Ziad Abu-Zayad, a minister in Yasser Arafat's Palestinian Authority, said yesterday: "There is a crisis. Until now there are no signals that Barak is willing to implement Wye. He says in public that he is committed to it and wants to implement it. But in direct contacts with us, he presents an image of Wye that doesn't fit with the word and substance of the agreement."

For Mr Abu-Zayad, who serves on an inner cabinet supervising the negotiations, it is a matter of mutual trust. "You have to respect and implement any signed agreement," he insisted. "Otherwise, there is no point in continuing to negotiate agreements."

The Palestinians have been further alarmed by an Israeli army announcement on Tuesday that most of the 31 satellite settlements planted on West Bank hilltops after Wye was signed, as well as 12 outposts established earlier in Mr Netanyahu's reign, will remain in place. "This is not what we expected from a government headed by the Labour Party," said Mr Abu-Zayad. "Such an approach calls in question Mr Barak's sincerity regarding a solution. We expected a change not only in the person, but in the policy, the approach and the understanding of the peace process."

The Clinton administration shares Palestinian misgivings. American diplomats are hinting that the Secretary of State, Madeleine Albright, may postpone a Middle East peace shuttle, scheduled to begin next week, until she sees progress.

Mr Barak, for his part, has accused the Palestinians of playing politics. His spokesman issued a statement expressing "dismay over the fact that the Palestinians have refrained from exploring ways to effect a more successful - for both parties - implementation of the Wye memorandum through its integration into the permanent settlement". He maintained that Israel had proposed genuine progress, "while the Palestinians have responded in a rigid fashion, ostensibly for internal reasons".

The Israeli media, which until now has given Mr Barak an easy ride, is joining his critics. Hemi Shalev commented in the tabloid daily Ma'ariv: "Barak acted towards the Palestinians too early, too harshly, too publicly and too much on his own. He asked for extensive credit without providing collateral. He asked for Arafat's blind trust, then immediately started to utter threats."

Akiva Eldar suggested in the liberal Ha'aretz that the ex-general, who spent most of his adult life fighting the Palestinians, still treated them as enemies. "Barak," he wrote, "like Netanyahu, does not believe that Arafat will make do with a small, disarmed state. For both of them, the starting point is that their primary obligation is to foil the Arab plot to leave Israel, when the time comes, without either territory or peace."

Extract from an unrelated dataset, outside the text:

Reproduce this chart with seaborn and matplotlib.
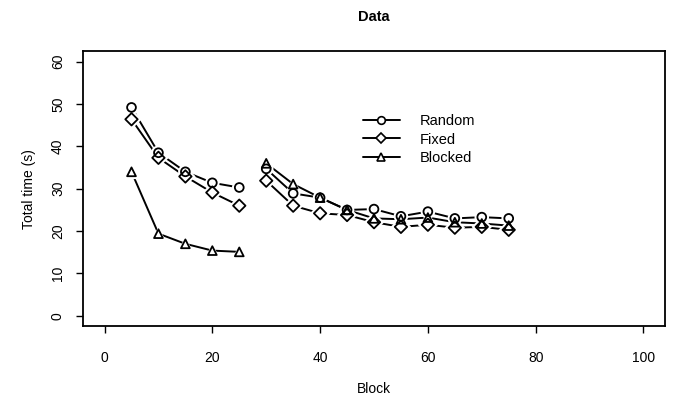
import numpy as np
import pandas as pd
import matplotlib
matplotlib.use("Agg")
import matplotlib.pyplot as plt
from matplotlib.lines import Line2D
import seaborn as sns

blocks = [5, 10, 15, 20, 25, 30, 35, 40, 45, 50, 55, 60, 65, 70, 75]
phase = [1, 1, 1, 1, 1, 2, 2, 2, 2, 2, 2, 2, 2, 2, 2]
random_t = [49.2, 38.5, 34.0, 31.4, 30.3, 34.7, 28.9, 27.9, 25.0, 25.2, 23.5, 24.6, 23.0, 23.3, 23.0]
fixed_t = [46.4, 37.3, 32.9, 29.1, 26.0, 31.9, 26.0, 24.2, 23.8, 22.1, 21.0, 21.5, 20.8, 21.0, 20.3]
blocked_t = [34.0, 19.4, 17.0, 15.4, 15.1, 36.0, 31.1, 27.9, 25.0, 23.0, 22.8, 23.2, 22.1, 21.8, 21.3]
conditions = ["Random", "Fixed", "Blocked"]
markers = {"Random": "o", "Fixed": "D", "Blocked": "^"}
xticks = [0, 20, 40, 60, 80, 100]
yticks = [0, 10, 20, 30, 40, 50, 60]

rows = []
for cond, vals in zip(conditions, [random_t, fixed_t, blocked_t]):
    for b, p, v in zip(blocks, phase, vals):
        rows.append({"Block": b, "Time": v, "Condition": cond, "Phase": p})
df = pd.DataFrame(rows)

sns.set_theme(style="white")
plt.rcParams["font.family"] = ["Liberation Sans", "DejaVu Sans"]
plt.rcParams["text.color"] = "black"
plt.rcParams["axes.labelcolor"] = "black"
plt.rcParams["xtick.color"] = "black"
plt.rcParams["ytick.color"] = "black"

fig = plt.figure(figsize=(6.75, 3.96), dpi=100)
ax = fig.add_axes([83 / 675, 70 / 396, 582 / 675, 274.5 / 396])

sns.lineplot(data=df, x="Block", y="Time", hue="Condition", units="Phase",
             estimator=None, palette={c: "black" for c in conditions},
             sort=True, lw=1.4, legend=False, ax=ax, zorder=2)
# white halos to give R "type='b'" gaps
sns.scatterplot(data=df, x="Block", y="Time", style="Condition", markers=markers,
                s=110, color="white", edgecolor="none", linewidth=0,
                legend=False, ax=ax, zorder=3)
sns.scatterplot(data=df, x="Block", y="Time", style="Condition", markers=markers,
                s=40, facecolor="none", edgecolor="black", linewidth=1.3,
                legend=False, ax=ax, zorder=4)

ax.set_xlim(-4, 104)
ax.set_ylim(-2.4, 62.4)
ax.set_xticks(xticks)
ax.set_yticks(yticks)
ax.set_yticklabels([str(t) for t in yticks], rotation=90, va="center")
ax.tick_params(axis="both", which="both", direction="out", length=5, width=1,
               color="black", labelcolor="black", labelsize=10, bottom=True, left=True)
ax.tick_params(axis="x", pad=13)
ax.tick_params(axis="y", pad=8)
for s in ax.spines.values():
    s.set_visible(True)
    s.set_color("black")
    s.set_linewidth(1.3)

ax.set_xlabel("Block", fontsize=10, labelpad=12, color="black")
ax.set_ylabel("Total time (s)", fontsize=10, labelpad=11, color="black")
ax.set_title("Data", fontsize=10.5, fontweight="bold", pad=22, color="black")

handles = [Line2D([], [], color="black", lw=1.4, marker=markers[c], markersize=5.5,
                  mfc="white", mec="black", mew=1.2) for c in conditions]
leg = ax.legend(handles, conditions, loc="upper left", bbox_to_anchor=(0.459, 0.82),
                frameon=False, fontsize=10.5, handlelength=2.5, handletextpad=1.4,
                labelspacing=0.31)
for t in leg.get_texts():
    t.set_color("black")

fig.savefig("out.png", dpi=100)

As if Mr Arafat were not bruised enough, Syria's veteran Defence Minister, Mustafa Tlas, denounced the Palestinian leader as "the son of 60,000 dogs and 60,000 whores, a black cat and a striptease dancer who drops one piece of clothing after another".

Mr Tlas later denied saying anything so vulgar, but the television cameras had caught it. A Palestinian spokesman, Tayeb Abu-Rahim, called on President Hafez Assad to dismiss him. Mr Arafat's Justice Minister, Freih Abu-Medein, responded in kind by accusing Mr Tlas of once trying to rape the female defence minister of Finland.